Le Parlement contrôle par ailleurs l’activité du gouvernement. Il dispose du droit de déposer des questions écrites auprès du gouvernement et le droit de formuler des questions orales lors d’une séance qui leur est consacrée (séance d’actualité). Par ailleurs, le Parlement dispose d’un pouvoir d’investigation sur l’action du gouvernement par le jeu des commissions parlementaires qui peuvent se saisir de questions portant sur l’ensemble des mesures gouvernementales. Les personnes interrogées dans ce cadre sont tenues par l’obligation de vérité et le secret professionnel peut être levé dans certaines circonstances. Le Parlement assure ainsi un contrôle certain de l’action gouvernementale.
Enfin, le Parlement dispose de la possibilité de mettre en jeu la responsabilité du gouvernement par un la procédure du vote de confiance et la motion de censure, prévues par l’article 49 de la Constitution.
Doc. 3. Le Conseil Constitutionnel | Doc. 4. Le Conseil d'État |
Le Chef de l'État dispose de pouvoirs importants et de domaines réservés qui lui confèrent le sommet du pouvoir exécutif. Le Premier ministre dirige le gouvernement dont la fonction principale est de « déterminer et conduire la politique de la nation ».
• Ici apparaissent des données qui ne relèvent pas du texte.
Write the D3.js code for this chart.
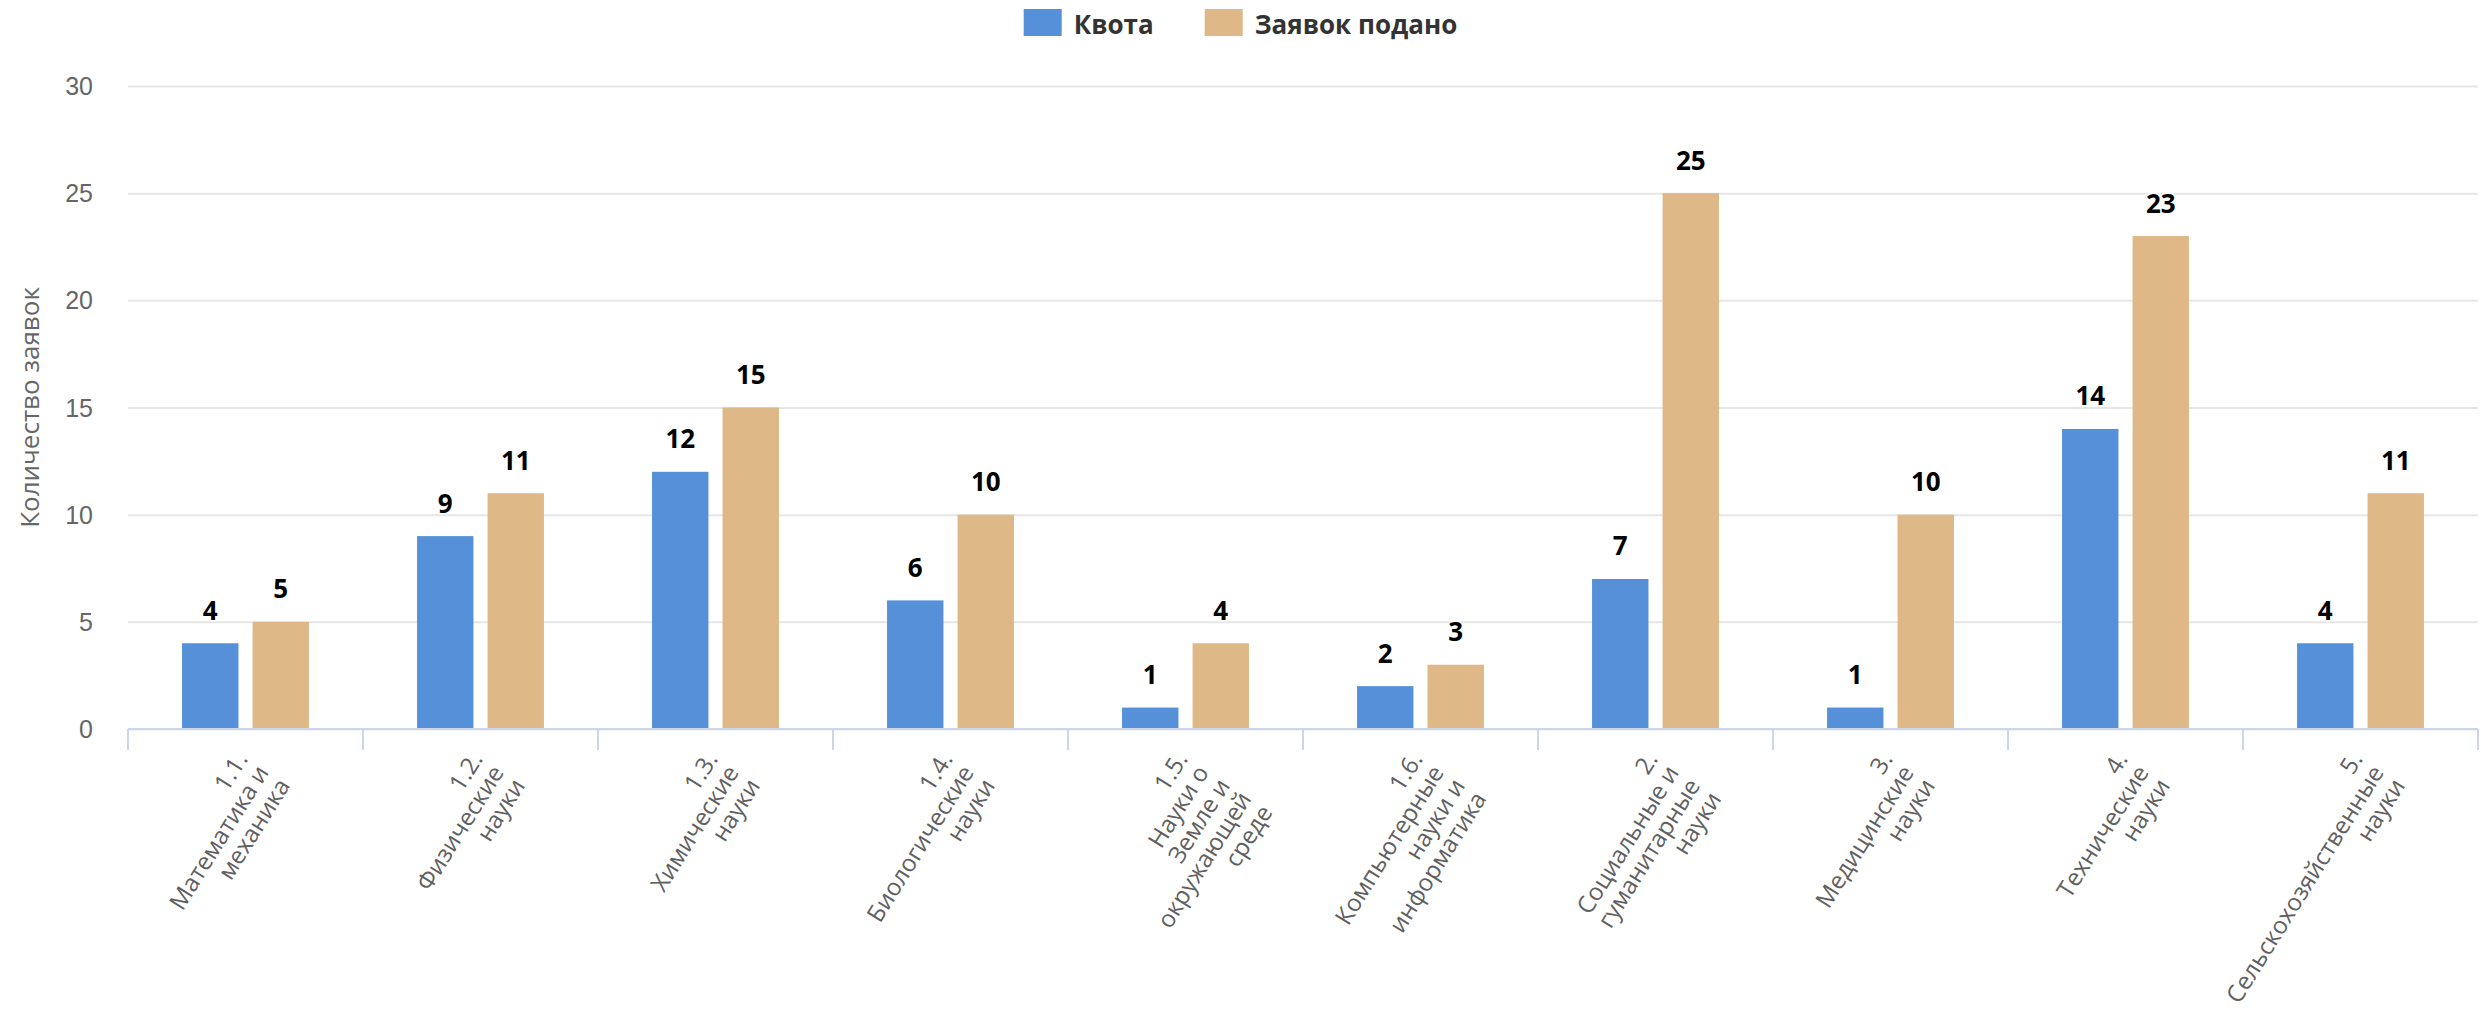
<!DOCTYPE html>
<html>
<head>
<meta charset="utf-8">
<script src="https://d3js.org/d3.v7.min.js"></script>
<style>
  html, body { margin: 0; padding: 0; background: #fff; }
  #chart svg { display: block; font-family: 'Open Sans', sans-serif; }
  .y.axis .domain { display: none; }
  .y.axis line { stroke: #e6e6e6; stroke-width: 2; }
  .y.axis text { fill: #666; font-size: 25px; }
  .x-line, .x-tick { stroke: #ccd6eb; stroke-width: 2; }
  .cat-label { fill: #606060; font-size: 24px; }
  .bar-text { fill: #000; font-size: 26px; font-weight: 700; stroke: #fff; stroke-width: 3px; paint-order: stroke; stroke-linejoin: round; }
  .legend-text { fill: #333; font-size: 26px; font-weight: 700; }
  .y-title { fill: #666; font-size: 26px; }
</style>
</head>
<body>
<div id="chart"></div>
<script>
// data
const categoryLines = [
  ['1.1.', 'Математика и', 'механика'],
  ['1.2.', 'Физические', 'науки'],
  ['1.3.', 'Химические', 'науки'],
  ['1.4.', 'Биологические', 'науки'],
  ['1.5.', 'Науки о', 'Земле и', 'окружающей', 'среде'],
  ['1.6.', 'Компьютерные', 'науки и', 'информатика'],
  ['2.', 'Социальные и', 'гуманитарные', 'науки'],
  ['3.', 'Медицинские', 'науки'],
  ['4.', 'Технические', 'науки'],
  ['5.', 'Сельскохозяйственные', 'науки']
];
const categories = categoryLines.map(l => l.join(' '));
const quota = [4, 9, 12, 6, 1, 2, 7, 1, 14, 4];
const submitted = [5, 11, 15, 10, 4, 3, 25, 10, 23, 11];
const seriesNames = ['Квота', 'Заявок подано'];
const seriesColors = ['#5590d8', '#deb887'];
const yTicks = [0, 5, 10, 15, 20, 25, 30];
const yTitle = 'Количество заявок';

const totalWidth = 2481,
      totalHeight = 1016,
      margins = { top: 86, right: 3, bottom: 287, left: 128 };

let width, height, x0, x1, y, yAxis;
let $svg, $g;

function constructChart() {
  width = totalWidth - margins.left - margins.right;
  height = totalHeight - margins.top - margins.bottom;

  const rows = categories.map((c, i) => ({
    category: c,
    values: [quota[i], submitted[i]]
  }));

  x0 = d3.scaleBand()
    .domain(categories)
    .range([0, width]);

  // same spacing as highcharts defaults: groupPadding .2, pointPadding .1
  x1 = d3.scaleBand()
    .domain(seriesNames)
    .range([x0.bandwidth() * 0.2, x0.bandwidth() * 0.8])
    .paddingInner(0.2)
    .paddingOuter(0.1);

  y = d3.scaleLinear()
    .domain([0, 30])
    .range([height, 0]);

  yAxis = d3.axisLeft(y)
    .tickValues(yTicks)
    .tickSize(-width)
    .tickPadding(35);

  $svg = d3.select('#chart').append('svg')
    .attr('width', totalWidth)
    .attr('height', totalHeight);

  $g = $svg.append('g')
    .attr('transform', `translate(${margins.left}, ${margins.top})`);

  // grid + y labels
  $g.append('g')
    .classed('y axis', true)
    .call(yAxis)
    .selectAll('text')
    .attr('dy', '0.34em');

  // bars
  const $groups = $g.selectAll('.cat')
    .data(rows)
    .enter()
    .append('g')
    .classed('cat', true)
    .attr('transform', d => `translate(${x0(d.category)}, 0)`);

  $groups.selectAll('.bar')
    .data(d => d.values.map((v, i) => ({ name: seriesNames[i], value: v, color: seriesColors[i] })))
    .enter()
    .append('rect')
    .classed('bar', true)
    .attr('x', d => x1(d.name))
    .attr('y', d => y(d.value))
    .attr('width', x1.bandwidth())
    .attr('height', d => y(0) - y(d.value))
    .attr('fill', d => d.color);

  $groups.selectAll('.bar-text')
    .data(d => d.values.map((v, i) => ({ name: seriesNames[i], value: v })))
    .enter()
    .append('text')
    .classed('bar-text', true)
    .attr('text-anchor', 'middle')
    .attr('x', d => x1(d.name) + x1.bandwidth() / 2)
    .attr('y', d => y(d.value) - 23.5)
    .text(d => d.value);

  // x axis line and ticks on band edges
  $g.append('line')
    .classed('x-line', true)
    .attr('x1', 0)
    .attr('x2', width)
    .attr('y1', height)
    .attr('y2', height);

  const edges = categories.map(c => x0(c)).concat([x0.range()[1]]);
  $g.selectAll('.x-tick')
    .data(edges)
    .enter()
    .append('line')
    .classed('x-tick', true)
    .attr('x1', d => d)
    .attr('x2', d => d)
    .attr('y1', height)
    .attr('y2', height + 21);

  // rotated category labels
  const $labels = $g.selectAll('.cat-label')
    .data(categoryLines)
    .enter()
    .append('text')
    .classed('cat-label', true)
    .attr('text-anchor', 'end')
    .attr('transform', (d, i) => `translate(${x0(categories[i]) + x0.bandwidth() / 2 + 3}, ${height + 30}) rotate(-58)`);

  $labels.selectAll('tspan')
    .data(d => d)
    .enter()
    .append('tspan')
    .attr('x', 0)
    .attr('dy', (d, i) => i === 0 ? 0 : 25)
    .text(d => d);

  // y title
  $svg.append('text')
    .classed('y-title', true)
    .attr('text-anchor', 'middle')
    .attr('dy', '0.35em')
    .attr('transform', `translate(30, ${margins.top + height / 2}) rotate(-90)`)
    .text(yTitle);

  drawLegend();
}

function drawLegend() {
  const symW = 38, symH = 27, textGap = 12, itemGap = 51;
  const $legend = $svg.append('g').classed('legend', true);

  let cursor = 0;
  seriesNames.forEach((name, i) => {
    const $item = $legend.append('g')
      .attr('transform', `translate(${cursor}, 0)`);
    $item.append('rect')
      .attr('width', symW)
      .attr('height', symH)
      .attr('y', 9)
      .attr('fill', seriesColors[i]);
    const $t = $item.append('text')
      .classed('legend-text', true)
      .attr('x', symW + textGap)
      .attr('y', 34)
      .text(name);
    cursor += symW + textGap + $t.node().getComputedTextLength() + itemGap;
  });
  const legendWidth = cursor - itemGap;
  $legend.attr('transform', `translate(${totalWidth / 2 - legendWidth / 2}, 0)`);
}

constructChart();
</script>
</body>
</html>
Le Parlement quant à lui remplit deux fonctions principales qui sont le vote de la loi et le contrôle de l'action du gouvernement. Même si ses fonctions ont été rationalisées par la Constitution, il n'en demeure pas moins qu'il constitue un contre-pouvoir certain. Ce rôle de contre-pouvoir est aussi assumé par les juridictions suprêmes que sont le Conseil constitutionnel et le Conseil d'État qui garantissent le bon fonctionnement de l'État de droit.